First, many of the bodies being abolished are already ghostly leftovers with no staff, budgets or executive functions. It's very good of Mr Maude to go round Whitehall tidying up like a housemaid, but the effort and money expended cleaning out the cupboard may exceed savings. British Shipbuilders, for example, once a controversial and powerful instrument of state socialism, was long ago wound up operationally, and exists in name only. Like the Norwegian Blue, this is a quango that has already ceased to be. It is not even resting.

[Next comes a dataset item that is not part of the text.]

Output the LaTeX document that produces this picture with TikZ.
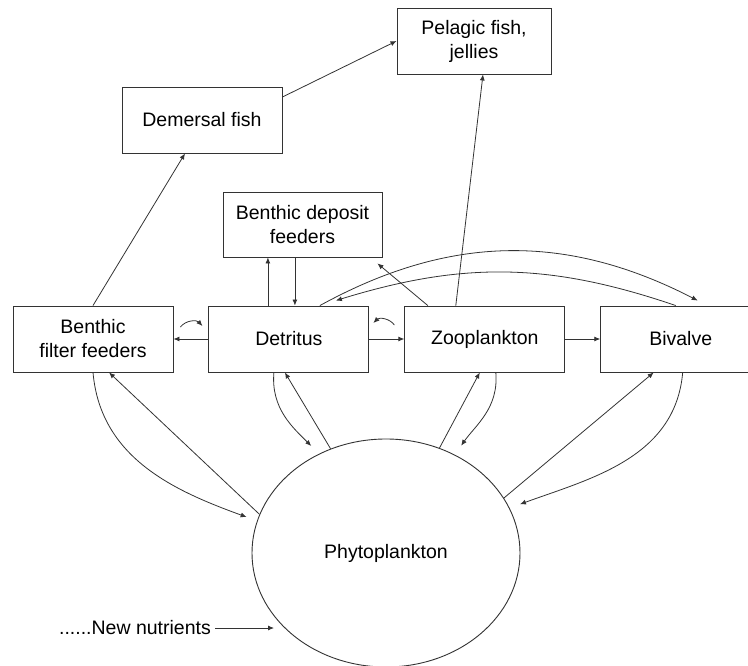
\documentclass[tikz,border=0pt]{standalone}
\usepackage{fontspec}
\setmainfont{Liberation Sans}
\usepackage{tikz}
\usetikzlibrary{arrows.meta,positioning,shapes.geometric}
\definecolor{ink}{HTML}{333333}
\tikzset{
  pool/.style={draw=ink,line width=0.9pt,align=center,inner sep=2pt,
    minimum width=160pt,minimum height=66pt,font=\fontsize{19.5}{24}\selectfont},
  bloom/.style={ellipse,draw=ink,line width=0.9pt,inner sep=0pt,
    minimum width=268pt,minimum height=228pt,font=\fontsize{19.5}{24}\selectfont},
  arrow/.style={-{Latex[length=6pt,width=5pt]},line width=0.8pt,draw=ink},
  intake/.style={arrow,shorten >=11pt},
  tag/.style={font=\fontsize{19.5}{24}\selectfont,inner sep=4pt}
}
\begin{document}
\begin{tikzpicture}[x=1pt,y=-1pt,node distance=35pt]
  \useasboundingbox (0,0) rectangle (748,666);
  \node[pool,minimum width=154pt] (pelagic) at (474,41) {Pelagic fish,\\jellies};
  \node[pool] (demersal) at (202,120) {Demersal fish};
  \node[pool,minimum width=159pt,minimum height=65pt] (deposit) at (302.5,224.5) {Benthic deposit\\feeders};
  \node[pool] (filter) at (93,339) {Benthic\\filter feeders};
  \node[pool,right=of filter] (detritus) {Detritus};
  \node[pool,right=of detritus] (zoo) {Zooplankton};
  \node[pool,right=of zoo] (bivalve) {Bivalve};
  \node[bloom] (phyto) at (386,553) {Phytoplankton};
  \node[tag] (nutrients) at (135,628) {......New nutrients};
  \coordinate (inflow) at (274,628);
  \draw[arrow] (filter.north) -- ([xshift=-17pt]demersal.south);
  \draw[arrow] ([yshift=23pt]demersal.east) -- (pelagic.west);
  \draw[arrow] ([xshift=-29pt]zoo.north) -- ([xshift=9pt]pelagic.south);
  \draw[arrow] ([xshift=-21pt]detritus.north) -- ([xshift=-21pt]detritus.north |- deposit.south);
  \draw[arrow] ([xshift=6pt]detritus.north |- deposit.south) -- ([xshift=6pt]detritus.north);
  \draw[arrow] ([xshift=-57pt]zoo.north) -- ([shift={(-5pt,-6pt)}]deposit.south east);
  \draw[arrow] ([xshift=31pt]detritus.north) to[bend left=28] ([xshift=17pt,yshift=5pt]bivalve.north);
  \draw[arrow] ([xshift=-5pt]bivalve.north) to[bend right=18] ([xshift=47pt,yshift=5pt]detritus.north);
  \draw[arrow] (detritus.west) -- (filter.east);
  \draw[arrow] (detritus.east) -- (zoo.west);
  \draw[arrow] (zoo.east) -- (bivalve.west);
  \draw[arrow] ([shift={(7pt,12pt)}]filter.east) to[bend left=50] ([shift={(-6pt,13pt)}]detritus.west);
  \draw[arrow] ([shift={(-10pt,14pt)}]zoo.west) to[bend right=50] ([shift={(4pt,16pt)}]detritus.east);
  \draw[intake] (filter.south) to[out=-85,in=160] (phyto.166);
  \draw[arrow] (phyto.163) -- ([xshift=16pt]filter.south);
  \draw[intake] ([xshift=-15pt]detritus.south) to[out=-95,in=135] (phyto.124);
  \draw[arrow] (phyto.118) -- ([xshift=-4pt]detritus.south);
  \draw[arrow] (phyto.63) -- ([xshift=-5pt]zoo.south);
  \draw[intake] ([xshift=11pt]zoo.south) to[out=-85,in=55] (phyto.55);
  \draw[arrow] (phyto.25) -- ([xshift=-27pt]bivalve.south);
  \draw[intake] ([xshift=2pt]bivalve.south) to[out=-95,in=20] (phyto.20);
  \draw[arrow] (nutrients.east) -- (inflow);
\end{tikzpicture}
\end{document}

Second, savings will also be far less than first appears because the quangos' functions, and staffing and spending, will be transferred to Whitehall. Take the Human Fertilisation and Embryology Authority. Even if its entire £2m budget were saved, you have to set that against the £700bn total of public spending this year. And someone somewhere will still have to rule on stem cell research and be paid to do so. Meanwhile, the one benefit of a quango – its arm's-length relationship with government (itself a valuable asset in moral quagmires such as this) – is lost.
Third, there is an enormous risk that, in the rush, valuable assets – property, intellectual rights, land – will be mislaid or inadvertently transferred into the ownership of a few lucky individuals.
When Gordon Brown was chancellor he undertook the "Doomsday 2" exercise, which unearthed about £300bn in hidden state assets, many under the aegis of quangos. We have to be sure, for example, that the £300m of Lottery (ie public) money, that funds the National Endowment for Science and the the Arts will be protected when it is turned into a charitable trust; the same goes for the assets of British Waterways, when it turns into a National Trust-style charity. Who will own these assets? Will they be safe from carpetbaggers?
Past experience suggests that hurried exercises such as this – railway privatisation springs to mind – can leave lucrative opportunities for beady-eyed City types.
We might also ask what happens if, say, British Waterways cannot survive as a charity; even charitable bodies have to cover their costs.
In some cases, the state may end up having to renationalise the ex-quangos, which would be like getting singed by your own bonfire.